Tom Brady is the greatest quarterback in the history of the NFL.
I thought that before he led the Patriots to a fourth Super Bowl championship on Sunday evening, and of course that victory only reinforced my belief. What exactly would the argument be against him?
Rather than reel off the usual stats cited ad nauseam -- how Brady owns the record for most passing yards and touchdowns in Super Bowl history, how he's in the Top 5 in most major career regular season categories among all QBs, how he has the most playoff TDs -- let's explore the arguments against now that Brady has tied Terry Bradshaw and Joe Montana for most Super Bowl wins of all time.
The first is that Bradshaw and Montana never actually lost a Super Bowl while Brady has lost two. It's an inane argument. Any person saying this is essentially positing that you are better off losing in the Wild Card Round or Divisional Round than actually getting to the Super Bowl and losing.
That makes no sense whatsoever. The goal is to win more games, not less. Kind of like "better to have loved and lost than to have never loved at all," it is better to have actually gotten to the Super Bowl and lost in any given year than to have fallen short.
Doesn't Peyton Manning get ripped all the time for how many "one and dones" he has in the playoffs during his career?

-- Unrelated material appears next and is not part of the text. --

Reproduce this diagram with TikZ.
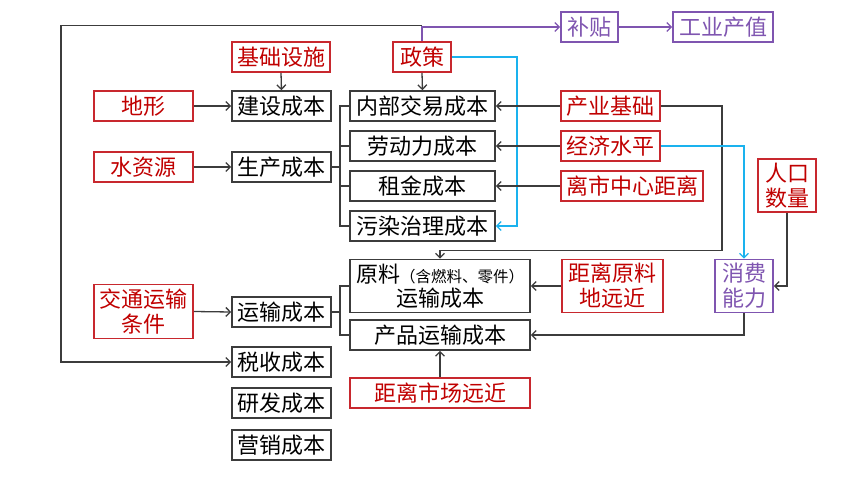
\documentclass[tikz,border=0pt]{standalone}
\usepackage{fontspec}
\setmainfont{Noto Sans CJK SC}
\usetikzlibrary{arrows.meta}
\definecolor{cred}{HTML}{C00000}
\definecolor{credb}{HTML}{C8282E}
\definecolor{cpur}{HTML}{7F55B0}
\definecolor{ccyan}{HTML}{1AB2EE}
\definecolor{cgray}{HTML}{3C3C3C}
\tikzset{
  bx/.style={draw=cgray, line width=1.6pt, inner sep=0pt, align=center,
    font=\fontsize{22}{24}\selectfont, text=black, minimum height=30pt},
  rbx/.style={bx, draw=credb, text=cred},
  pbx/.style={bx, draw=cpur, text=cpur},
  ln/.style={draw=cgray, line width=1.3pt},
  tip/.style={-{Straight Barb[length=4.5pt,width=9pt]}},
  arr/.style={ln, tip},
  parr/.style={draw=cpur, line width=1.3pt, tip},
  carr/.style={draw=ccyan, line width=1.3pt, tip},
  two/.style={minimum height=53pt, font=\fontsize{22}{25}\selectfont},
}
\begin{document}
\begin{tikzpicture}[x=1pt,y=-1pt]
\useasboundingbox (0,0) rectangle (860,484);
% top row
\node[rbx, minimum width=98pt] (jcss) at (281,57) {基础设施};
\node[rbx, minimum width=58pt] (zc) at (422,57) {政策};
\node[pbx, minimum width=57pt] (bt) at (589.5,27) {补贴};
\node[pbx, minimum width=100pt] (gycz) at (723,27) {工业产值};
% left column
\node[rbx, minimum width=99pt] (dx) at (143.5,106) {地形};
\node[rbx, minimum width=99pt] (szy) at (143.5,167) {水资源};
\node[rbx, two, minimum width=99pt, minimum height=54pt] (jt) at (143.5,311.5) {交通运输\\条件};
% second column
\node[bx, minimum width=99pt] (jscb) at (281.5,106) {建设成本};
\node[bx, minimum width=99pt] (sccb) at (281.5,167) {生产成本};
\node[bx, minimum width=99pt] (yscb) at (281.5,312) {运输成本};
\node[bx, minimum width=99pt] (ss) at (281.5,362) {税收成本};
\node[bx, minimum width=99pt] (yf) at (281.5,403) {研发成本};
\node[bx, minimum width=99pt] (yx) at (281.5,445) {营销成本};
% third column
\node[bx, minimum width=145pt] (nb) at (422.5,106) {内部交易成本};
\node[bx, minimum width=145pt] (ld) at (422.5,146) {劳动力成本};
\node[bx, minimum width=145pt] (zj) at (422.5,186) {租金成本};
\node[bx, minimum width=145pt] (wr) at (422.5,226) {污染治理成本};
\node[bx, minimum width=180pt, minimum height=53pt, font=\fontsize{22}{24}\selectfont] (yl) at (440,286)
  {原料{\fontsize{15.5}{16}\selectfont（含燃料、零件）}\\运输成本};
\node[bx, minimum width=180pt] (cp) at (440,335) {产品运输成本};
\node[rbx, minimum width=180pt] (jlsc) at (440,393) {距离市场远近};
% right side
\node[rbx, minimum width=99pt] (cyjc) at (610.5,106) {产业基础};
\node[rbx, minimum width=99pt] (jjsp) at (610.5,146) {经济水平};
\node[rbx, minimum width=142pt] (lsz) at (632,186) {离市中心距离};
\node[rbx, two, minimum width=58pt] (rksl) at (787,185.5) {人口\\数量};
\node[rbx, two, minimum width=101pt] (jlyl) at (612.5,286) {距离原料\\地远近};
\node[pbx, two, minimum width=58pt] (xf) at (744,286) {消费\\能力};
% connectors
\draw[parr] (zc.north) |- (bt.west);
\draw[parr] (bt.east) -- (gycz.west);
\coordinate (loopA) at (422,25.3);
\coordinate (loopB) at (61,25.3);
\draw[arr] (loopA) -- (loopB) |- (ss.west);
\draw[arr] (jcss.south) -- (jscb.north);
\draw[arr] (zc.south) -- (nb.north);
\coordinate (cyA) at (517,57);
\draw[carr] (zc.east) -- (cyA) |- (wr.east);
\draw[arr] (dx.east) -- (jscb.west);
\draw[arr] (szy.east) -- (sccb.west);
\draw[arr] (jt.east) -- (yscb.west);
% bracket from production cost
\coordinate (brA) at (340,167);
\draw[ln] (sccb.east) -- (brA);
\draw[ln] (nb.west) -| (brA);
\draw[ln] (wr.west) -| (brA);
\draw[ln] (ld.west) -- (ld.west -| brA);
\draw[ln] (zj.west) -- (zj.west -| brA);
% bracket from transport cost
\coordinate (brB) at (340,312);
\draw[ln] (yscb.east) -- (brB);
\draw[ln] (yl.west) -| (brB);
\draw[ln] (cp.west) -| (brB);
% right-side arrows
\draw[arr] (cyjc.west) -- (nb.east);
\draw[arr] (jjsp.west) -- (ld.east);
\draw[arr] (lsz.west) -- (zj.east);
\coordinate (cyR) at (722,106);
\coordinate (cyD) at (722,250.5);
\draw[arr] (cyjc.east) -- (cyR) -- (cyD) -| (yl.north);
\draw[carr] (jjsp.east) -| (xf.north);
\draw[arr] (rksl.south) |- (xf.east);
\draw[arr] (jlyl.west) -- (yl.east);
\draw[arr] (xf.south) |- (cp.east);
\draw[arr] (jlsc.north) -- (cp.south);
\end{tikzpicture}
\end{document}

Would anyone argue for his legacy that it was better that he lost those games than actually reaching the Super Bowl those seasons, even if they fell short in the big game? Of course not.
One of the other things Brady doubters bring up is simply the brilliance of his head coach, Bill Belichick. One of the biggest reasons why Brady has won so much is that Belichick is the best coach of all time, the theory goes. I'm not going to diminish Belichick's accomplishments. He's a terrific coach and a great argument can be made for him as being the best.
But isn't Bradshaw's Chuck Noll and Montana's Bill Walsh in that same conversation? If you are saying Brady's success is primarily a result of coaching, are you inferring that Bradshaw and Montana and any other quarterback in this debate did it in spite of their coaches? Dan Marino was coached by guys like Don Shula and Jimmy Johnson. John Elway's Super Bowls were under the watchful eye of Dan Reeves and Mike Shanahan.
Point is, it is a reciprocal relationship and you'd be hard-pressed to find many great quarterbacks that were coached by slouches. It just doesn't happen, at least not to the level where they are in the discussion among the best ever.
Last but certainly not least when it comes to the anti-Brady debate is the Patriots' impropriety, both alleged (Deflate-gate) and confirmed (Spygate). This is the argument that probably carries the most weight, but even if you believe that the Patriots -- and, by association, Brady -- benefited from these incidents, I think you have to really ask yourself how much.
Even after the Patriots were busted for Spygate, they went on to have a perfect regular season and were a play away in a couple different points in the Super Bowl from the first 19-0 season.
And this year, no matter what the NFL's finding ends up being as it relates to the deflated balls, you have to acknowledge that it was not the reason they demolished the Indianapolis Colts in the AFC Championship Game. Furthermore, the balls weren't a factor in their Super Bowl victory over the Seahawks.
The bottom line is that whatever they did had a minimal impact on their success, I believe. Just look at what else they were able to accomplish after the fact in both instances, despite all the distractions those controversies caused.
Sure, some people will choose to label the Patriots, Belichick and Brady as cheaters and never give them their due, and I understand that.
Not me, though. Brady's the best I've ever seen and I still haven't heard a very good argument to the contrary.